Transcribe the listing that follows in full, omitting pictures.

→ Material
※

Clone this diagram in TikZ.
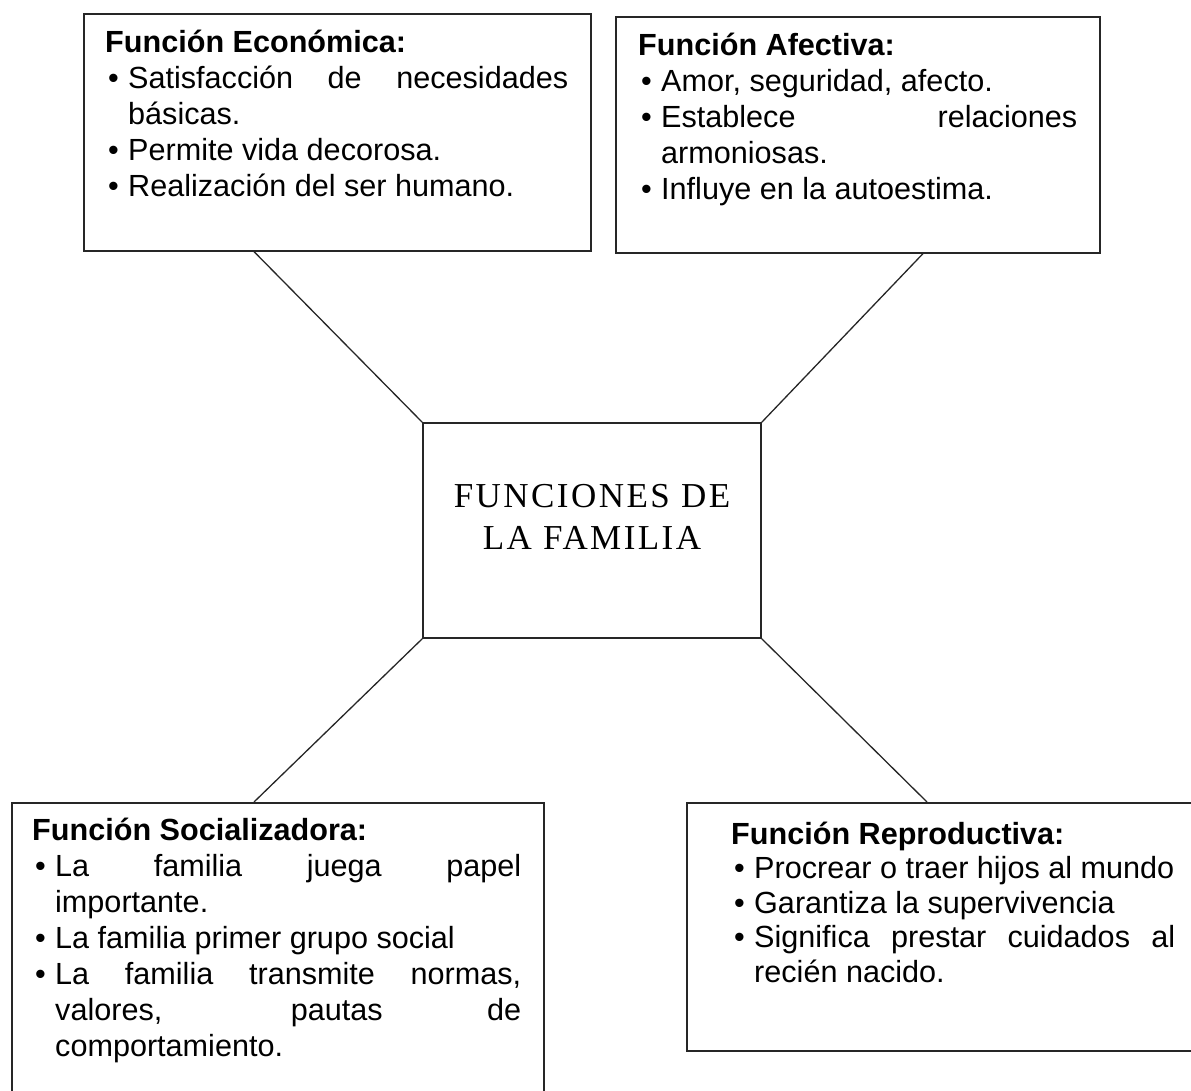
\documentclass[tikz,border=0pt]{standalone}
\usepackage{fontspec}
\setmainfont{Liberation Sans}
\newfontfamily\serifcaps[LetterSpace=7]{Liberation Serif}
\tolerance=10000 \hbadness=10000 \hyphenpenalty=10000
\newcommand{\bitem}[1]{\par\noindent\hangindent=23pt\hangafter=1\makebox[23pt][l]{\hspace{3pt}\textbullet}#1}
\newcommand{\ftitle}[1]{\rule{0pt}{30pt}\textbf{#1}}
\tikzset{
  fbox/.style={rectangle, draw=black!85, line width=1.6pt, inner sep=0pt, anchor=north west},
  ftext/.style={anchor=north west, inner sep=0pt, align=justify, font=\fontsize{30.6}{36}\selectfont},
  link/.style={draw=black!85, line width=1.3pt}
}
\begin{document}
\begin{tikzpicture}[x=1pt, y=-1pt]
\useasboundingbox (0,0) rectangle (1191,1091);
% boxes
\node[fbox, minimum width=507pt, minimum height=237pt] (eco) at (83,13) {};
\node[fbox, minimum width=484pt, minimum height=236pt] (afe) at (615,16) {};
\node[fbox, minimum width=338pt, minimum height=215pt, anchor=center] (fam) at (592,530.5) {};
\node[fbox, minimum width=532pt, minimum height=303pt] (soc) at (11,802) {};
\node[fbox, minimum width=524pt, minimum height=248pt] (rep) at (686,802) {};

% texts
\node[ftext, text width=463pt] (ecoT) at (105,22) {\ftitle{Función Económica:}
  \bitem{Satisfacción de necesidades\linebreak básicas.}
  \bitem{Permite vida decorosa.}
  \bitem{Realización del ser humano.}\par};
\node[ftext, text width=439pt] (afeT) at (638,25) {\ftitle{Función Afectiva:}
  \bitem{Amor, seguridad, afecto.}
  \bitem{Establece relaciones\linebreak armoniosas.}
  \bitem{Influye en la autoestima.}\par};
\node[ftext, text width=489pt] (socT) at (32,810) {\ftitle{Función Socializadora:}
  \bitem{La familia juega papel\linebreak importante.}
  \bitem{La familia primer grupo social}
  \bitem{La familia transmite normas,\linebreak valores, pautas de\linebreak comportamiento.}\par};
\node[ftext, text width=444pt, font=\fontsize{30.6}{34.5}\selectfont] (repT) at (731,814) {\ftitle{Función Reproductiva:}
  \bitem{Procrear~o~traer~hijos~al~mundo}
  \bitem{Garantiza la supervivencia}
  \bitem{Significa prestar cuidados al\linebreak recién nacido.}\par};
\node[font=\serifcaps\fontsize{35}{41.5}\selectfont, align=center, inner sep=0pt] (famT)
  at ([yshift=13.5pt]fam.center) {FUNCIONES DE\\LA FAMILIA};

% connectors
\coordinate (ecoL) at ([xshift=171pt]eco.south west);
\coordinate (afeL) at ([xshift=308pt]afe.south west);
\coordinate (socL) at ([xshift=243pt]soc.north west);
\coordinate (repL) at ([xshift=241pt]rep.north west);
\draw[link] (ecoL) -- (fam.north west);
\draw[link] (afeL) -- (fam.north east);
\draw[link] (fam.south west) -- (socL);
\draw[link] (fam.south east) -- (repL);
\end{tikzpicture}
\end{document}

※

→ Exercise output
Clone this diagram in TikZ.
\documentclass[tikz,border=0pt]{standalone}
\usepackage{fontspec}
\setmainfont{Liberation Sans}
\newfontfamily\serifcaps[LetterSpace=7]{Liberation Serif}
\tolerance=10000 \hbadness=10000 \hyphenpenalty=10000
\newcommand{\bitem}[1]{\par\noindent\hangindent=23pt\hangafter=1\makebox[23pt][l]{\hspace{3pt}\textbullet}#1}
\newcommand{\ftitle}[1]{\rule{0pt}{30pt}\textbf{#1}}
\tikzset{
  fbox/.style={rectangle, draw=black!85, line width=1.6pt, inner sep=0pt, anchor=north west},
  ftext/.style={anchor=north west, inner sep=0pt, align=justify, font=\fontsize{30.6}{36}\selectfont},
  link/.style={draw=black!85, line width=1.3pt}
}
\begin{document}
\begin{tikzpicture}[x=1pt, y=-1pt]
\useasboundingbox (0,0) rectangle (1191,1091);
% boxes
\node[fbox, minimum width=507pt, minimum height=237pt] (eco) at (83,13) {};
\node[fbox, minimum width=484pt, minimum height=236pt] (afe) at (615,16) {};
\node[fbox, minimum width=338pt, minimum height=215pt, anchor=center] (fam) at (592,530.5) {};
\node[fbox, minimum width=532pt, minimum height=303pt] (soc) at (11,802) {};
\node[fbox, minimum width=524pt, minimum height=248pt] (rep) at (686,802) {};

% texts
\node[ftext, text width=463pt] (ecoT) at (105,22) {\ftitle{Función Económica:}
  \bitem{Satisfacción de necesidades\linebreak básicas.}
  \bitem{Permite vida decorosa.}
  \bitem{Realización del ser humano.}\par};
\node[ftext, text width=439pt] (afeT) at (638,25) {\ftitle{Función Afectiva:}
  \bitem{Amor, seguridad, afecto.}
  \bitem{Establece relaciones\linebreak armoniosas.}
  \bitem{Influye en la autoestima.}\par};
\node[ftext, text width=489pt] (socT) at (32,810) {\ftitle{Función Socializadora:}
  \bitem{La familia juega papel\linebreak importante.}
  \bitem{La familia primer grupo social}
  \bitem{La familia transmite normas,\linebreak valores, pautas de\linebreak comportamiento.}\par};
\node[ftext, text width=444pt, font=\fontsize{30.6}{34.5}\selectfont] (repT) at (731,814) {\ftitle{Función Reproductiva:}
  \bitem{Procrear~o~traer~hijos~al~mundo}
  \bitem{Garantiza la supervivencia}
  \bitem{Significa prestar cuidados al\linebreak recién nacido.}\par};
\node[font=\serifcaps\fontsize{35}{41.5}\selectfont, align=center, inner sep=0pt] (famT)
  at ([yshift=13.5pt]fam.center) {FUNCIONES DE\\LA FAMILIA};

% connectors
\coordinate (ecoL) at ([xshift=171pt]eco.south west);
\coordinate (afeL) at ([xshift=308pt]afe.south west);
\coordinate (socL) at ([xshift=243pt]soc.north west);
\coordinate (repL) at ([xshift=241pt]rep.north west);
\draw[link] (ecoL) -- (fam.north west);
\draw[link] (afeL) -- (fam.north east);
\draw[link] (fam.south west) -- (socL);
\draw[link] (fam.south east) -- (repL);
\end{tikzpicture}
\end{document}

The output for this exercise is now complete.